Коллингвуд согласен, что индивидуалистическую эпистемологию Просвещения невозможно практиковать в обыденной жизни; но в ригористических «научных» дисциплинах она вступает в свои права и требует от ученого истребить в себе всякую зависимость от свидетельств. Что бы ни сообщало свидетельство — ученый может его принять, только если сам, независимо, опираясь на какие–то иные данные, получил тот же результат. Таким образом, если в обыденной жизни мы «по умолчанию» доверяем свидетельству, в исторической науке свидетельство «по умолчанию» не заслуживает доверия и принимается, только если оно подтверждено независимыми данными — то есть перестает быть свидетельством.
Притязание историка на полную независимость от свидетельств, разумеется, не выдерживает критики. Нет нужды повторять здесь его опровержение, сделанное Коуди[1245]. Свидетельство играет в историческом познании прошлого не менее важную роль, чем в человеческом познании вообще. Разумеется, это не означает, что историк не обладает некоторой независимостью от свидетельств из прошлого. Историк не доверяет свидетельствам слепо: как и в повседневной жизни, он, опираясь на свидетельства, делает собственные более или менее независимые умозаключения.
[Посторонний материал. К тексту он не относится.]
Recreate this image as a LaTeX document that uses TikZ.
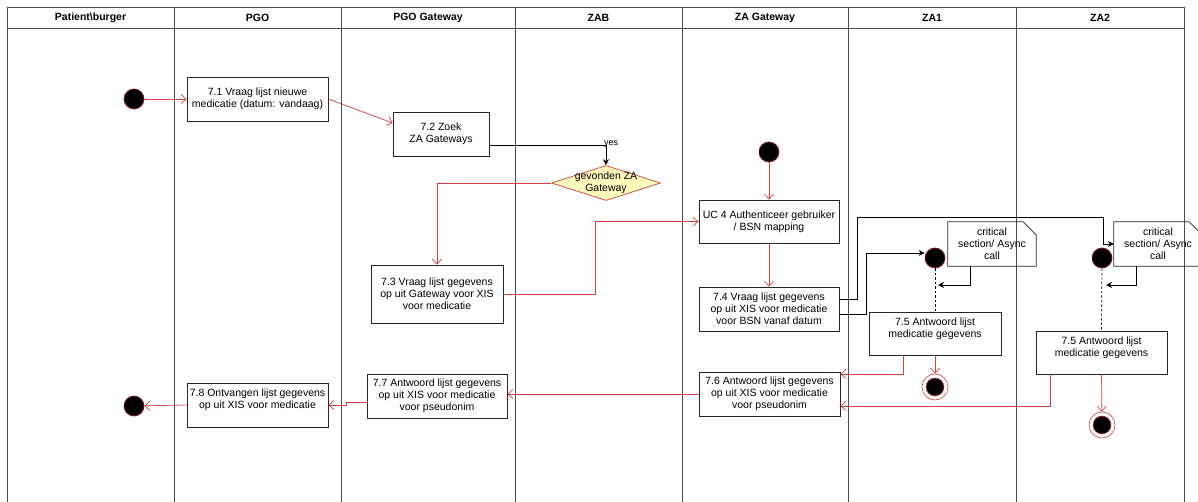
\documentclass[tikz,border=0pt]{standalone}
\usepackage{fontspec}
\setmainfont{Liberation Sans}
\usetikzlibrary{arrows.meta,shapes.geometric,calc}
\definecolor{myred}{RGB}{212,62,62}
\definecolor{darkred}{RGB}{140,20,20}
\definecolor{diafill}{RGB}{255,250,190}
\begin{document}
\begin{tikzpicture}[x=1pt,y=-1pt,
  lane/.style={draw=black!70,line width=0.9pt},
  box/.style={draw=black!85,line width=0.7pt,fill=white,align=center,inner sep=2pt,font=\fontsize{10.5}{12}\selectfont},
  startdot/.style={circle,fill=black,draw=darkred,line width=0.7pt,minimum size=20pt,inner sep=0pt},
  enddot/.style={circle,draw=myred,fill=white,line width=0.6pt,minimum size=26pt,inner sep=0pt,
    path picture={\fill[black,draw=myred,line width=0.5pt] (path picture bounding box.center) circle (9pt);}},
  flow/.style={draw=myred,line width=0.7pt,-{Straight Barb[length=5pt,width=9pt]}},
  ctrl/.style={draw=black,line width=0.7pt,-{Stealth[length=6pt,width=6pt]}},
  dashline/.style={draw=black,line width=0.7pt,dashed,dash pattern=on 2.5pt off 2pt},
  hdr/.style={font=\fontsize{10.5}{12}\selectfont\bfseries},
  notetext/.style={minimum width=88pt,minimum height=44pt,inner sep=0pt,align=center,font=\fontsize{10.5}{12}\selectfont},
  noteline/.style={draw=black!85,line width=0.7pt}]
\useasboundingbox (0,0) rectangle (1198,502);
\fill[white] (0,0) rectangle (1198,502);
% swimlanes
\draw[lane] (7,7) -- (1184,7);
\draw[lane] (7,28) -- (1184,28);
\foreach \x in {7,174,341,515,682,848,1016,1184}{\draw[lane] (\x,7) -- (\x,502);}
\node[hdr] (h1) at (90.5,18) {Patient\textbackslash burger};
\node[hdr] (h2) at (257.5,18) {PGO};
\node[hdr] (h3) at (428,18) {PGO Gateway};
\node[hdr] (h4) at (598.5,18) {ZAB};
\node[hdr] (h5) at (765,18) {ZA Gateway};
\node[hdr] (h6) at (932,18) {ZA1};
\node[hdr] (h7) at (1100,18) {ZA2};
% nodes
\node[startdot] (s1) at (134,99) {};
\node[box,minimum width=141pt,minimum height=44pt] (b71) at (257.5,99) {7.1 Vraag lijst nieuwe\\medicatie (datum: vandaag)};
\node[box,minimum width=96pt,minimum height=44pt] (b72) at (441,134) {7.2 Zoek\\ZA Gateways};
\node[diamond,draw=myred,fill=diafill,line width=0.7pt,minimum width=109pt,minimum height=35pt,inner sep=0pt] (dia) at (606,183) {};
\node[align=center,font=\fontsize{10.5}{12}\selectfont] (diat) at (dia.center) {gevonden ZA\\Gateway};
\node[box,minimum width=132pt,minimum height=58pt] (b73) at (437,294) {7.3 Vraag lijst gegevens\\op uit Gateway voor XIS\\voor medicatie};
\node[startdot] (s2) at (769,152) {};
\node[box,minimum width=140pt,minimum height=43pt] (uc4) at (769,221.5) {UC 4 Authenticeer gebruiker\\/ BSN mapping};
\node[box,minimum width=140pt,minimum height=44pt] (b74) at (769,309) {7.4 Vraag lijst gegevens\\op uit XIS voor medicatie\\voor BSN vanaf datum};
\node[startdot] (c1) at (935,258) {};
\node[startdot] (c2) at (1102,258) {};
\node[notetext] (n1) at (992,244) {critical\\section/ Async\\call};
\node[notetext] (n2) at (1158,244) {critical\\section/ Async\\call};
\draw[noteline] (n1.south west) -- (n1.south east) -- ([yshift=-13pt]n1.north east) -- ([xshift=-13pt]n1.north east) -- (n1.north west) -- cycle;
\draw[noteline] (n2.south west) -- (n2.south east) -- ([yshift=-13pt]n2.north east) -- ([xshift=-13pt]n2.north east) -- (n2.north west) -- cycle;
\node[box,minimum width=132pt,minimum height=43pt] (b75a) at (935,333.5) {7.5 Antwoord lijst\\medicatie gegevens\\\mbox{}};
\node[box,minimum width=131pt,minimum height=43pt] (b75b) at (1101.5,352.5) {7.5 Antwoord lijst\\medicatie gegevens\\\mbox{}};
\node[enddot] (e1) at (935,387) {};
\node[enddot] (e2) at (1102,425) {};
\node[box,minimum width=141pt,minimum height=44pt] (b76) at (769.5,394) {7.6 Antwoord lijst gegevens\\op uit XIS voor medicatie\\voor pseudonim};
\node[box,minimum width=140pt,minimum height=44pt] (b77) at (437,396) {7.7 Antwoord lijst gegevens\\op uit XIS voor medicatie\\voor pseudonim};
\node[box,minimum width=141pt,minimum height=44pt] (b78) at (257.5,405) {7.8 Ontvangen lijst gegevens\\op uit XIS voor medicatie\\\mbox{}};
\node[startdot] (e0) at (134,406) {};
\coordinate (k1) at (938,285);
\coordinate (k2) at (1106,285);
% connectors
\draw[flow] (s1) -- (b71.west);
\draw[flow] (b71.east) -- ([yshift=11pt]b72.west);
\draw[ctrl] ([yshift=-11pt]b72.east) -| (dia.north);
\node[font=\fontsize{9}{10}\selectfont,inner sep=0pt] (yes) at (611,144) {yes};
\draw[flow] (dia.west) -| (b73.north);
\draw[flow] (b73.east) -- ++(92,0) |- (uc4.west);
\draw[flow] (s2) -- (uc4.north);
\draw[flow] (uc4.south) -- (b74.north);
\draw[ctrl] ([yshift=10pt]b74.east) -| (857,217) -| (1103,244) -- (n2.west);
\draw[ctrl] ([yshift=-5pt]b74.east) -| (866,253) -- ([yshift=5pt]c1.west);
\draw[dashline] (c1) -- (b75a.north);
\draw[dashline] (c2) -- (b75b.north);
\draw[ctrl] ([xshift=-22pt]n1.south) |- (k1);
\draw[ctrl] ([xshift=-22pt]n2.south) |- (k2);
\draw[flow] (b75a.south) -- (e1);
\draw[flow] ([xshift=-32pt]b75a.south) |- ([yshift=20pt]b76.east);
\draw[flow] (b75b.south) -- (e2);
\draw[flow] ([xshift=-51.5pt]b75b.south) |- ([yshift=-12pt]b76.east);
\draw[flow] (b76.west) -- (b76.west -| b77.east);
\draw[flow] ([yshift=-6pt]b77.west) -- ++(-20,0) |- (b78.east);
\draw[flow] (b78.west) -- (e0);
\end{tikzpicture}
\end{document}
В некоторых свидетельствах он сомневается — но именно потому, что принимает другие[1246]. Невозможно сомневаться во всем.
Как в повседневной жизни никто не руководствуется исключительно индивидуалистической эпистемологией, так же и ни один историк не может изучать историю, не опираясь на свидетельства. Историческая эпистемология Коллингвуда привлекательна для некоторых историков (и других читателей) тем, что она не совсем неверна. Коллингвуд просто значительно преувеличивает тот несомненный факт, что современный историк в своей работе не только пользуется критическими методиками оценки достоверности свидетельств; его труд во многом состоит в том, чтобы задавать источникам вопросы, на которые они изначально не должны были давать ответов, и получать из них данные «против их воли». В результате историк может чувствовать, что не зависит от своего материала, а, напротив, властвует над ним. Однако это преувеличенное чувство независимости историка от прошлого в последнее время поставил под сомнение постмодернизм, не видящий заметной разницы между историографией и художественной прозой, написанной историком[1247]. Как и в других областях, просвещенческий индивидуализм привел здесь к постмодернистскому скепсису.
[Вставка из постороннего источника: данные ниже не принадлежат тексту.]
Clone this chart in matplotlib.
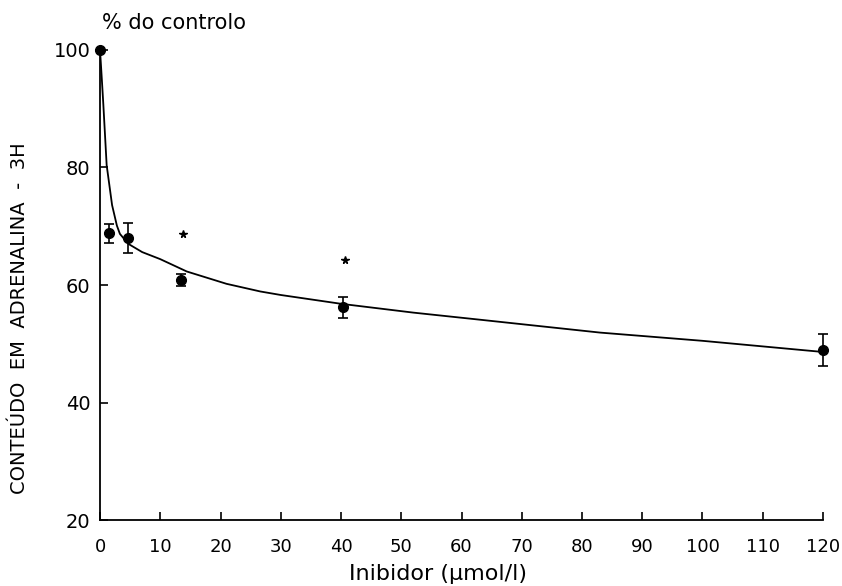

В своей попытке полностью освободиться от свидетельств теория Коллингвуда не соответствует тому, чем на самом деле занимаются историки. Однако она — и присущая ей крайне индивидуалистическая эпистемология — может породить в историке чрезмерно скептический подход именно к тем источникам, которые ставят своей целью рассказать о событиях прошлого, то есть к свидетельствам в узком смысле слова. В частности, в изучении Евангелий широко распространен скептический подход, требующий по умолчанию относиться к свидетельствам с недоверием и признавать лишь те из их сообщений, которые подтверждены независимыми источниками. Здесь сочетаются, с одной стороны, исключительно индивидуалистическая эпистемология, без которой, по Коллингвуду, историю нельзя назвать научной дисциплиной — и, с другой, библеистической специфики, из–за которой многие ученые превыше всего боятся подпасть под влияние догматики или проявить излишнюю доверчивость к устоявшимся вероучительным мнениям. Большинство ученых, работающих в этой области, не имеют (или почти не имеют) опыта исторического исследования в других областях. Поэтому исследователи Евангелий с легкостью начинают изобретать собственные критерии валидности источников и методы их проверки. Эти критерии и методы не всегда совпадают с теми, что используются в других областях исторической науки. Молодые ученые, усваивая эти методы от старших товарищей–библеистов, часто принимают как само собой разумеющееся, что, чем более скептически они подходят к источникам, тем строже их исторический метод. Снова и снова приходится повторять: строгий исторический метод состоит не в том, чтобы сомневаться во всех источниках без разбора, а в том, чтобы, в целом доверяя им, при этом подвергать критической проверке. Свидетельство может быть ошибочным и заводить в тупик — однако в этом надо убеждаться в каждом конкретном случае, а не считать все свидетельства ошибочными по умолчанию. Здесь необходима презумпция невиновности: свидетельство считается достоверным, пока не доказано обратное. «Сперва — верь чужим словам; затем — сомневайся, если на то есть причины»[1248]. Это общее правило повседневной жизни применимо и к историку и его источникам[1249]. Естественно, в случае изучения Евангелий суть их свидетельства может быть понята лишь при верной оценке их достоверности. Свой вклад в эту задачу я стремлюсь внести этой книгой.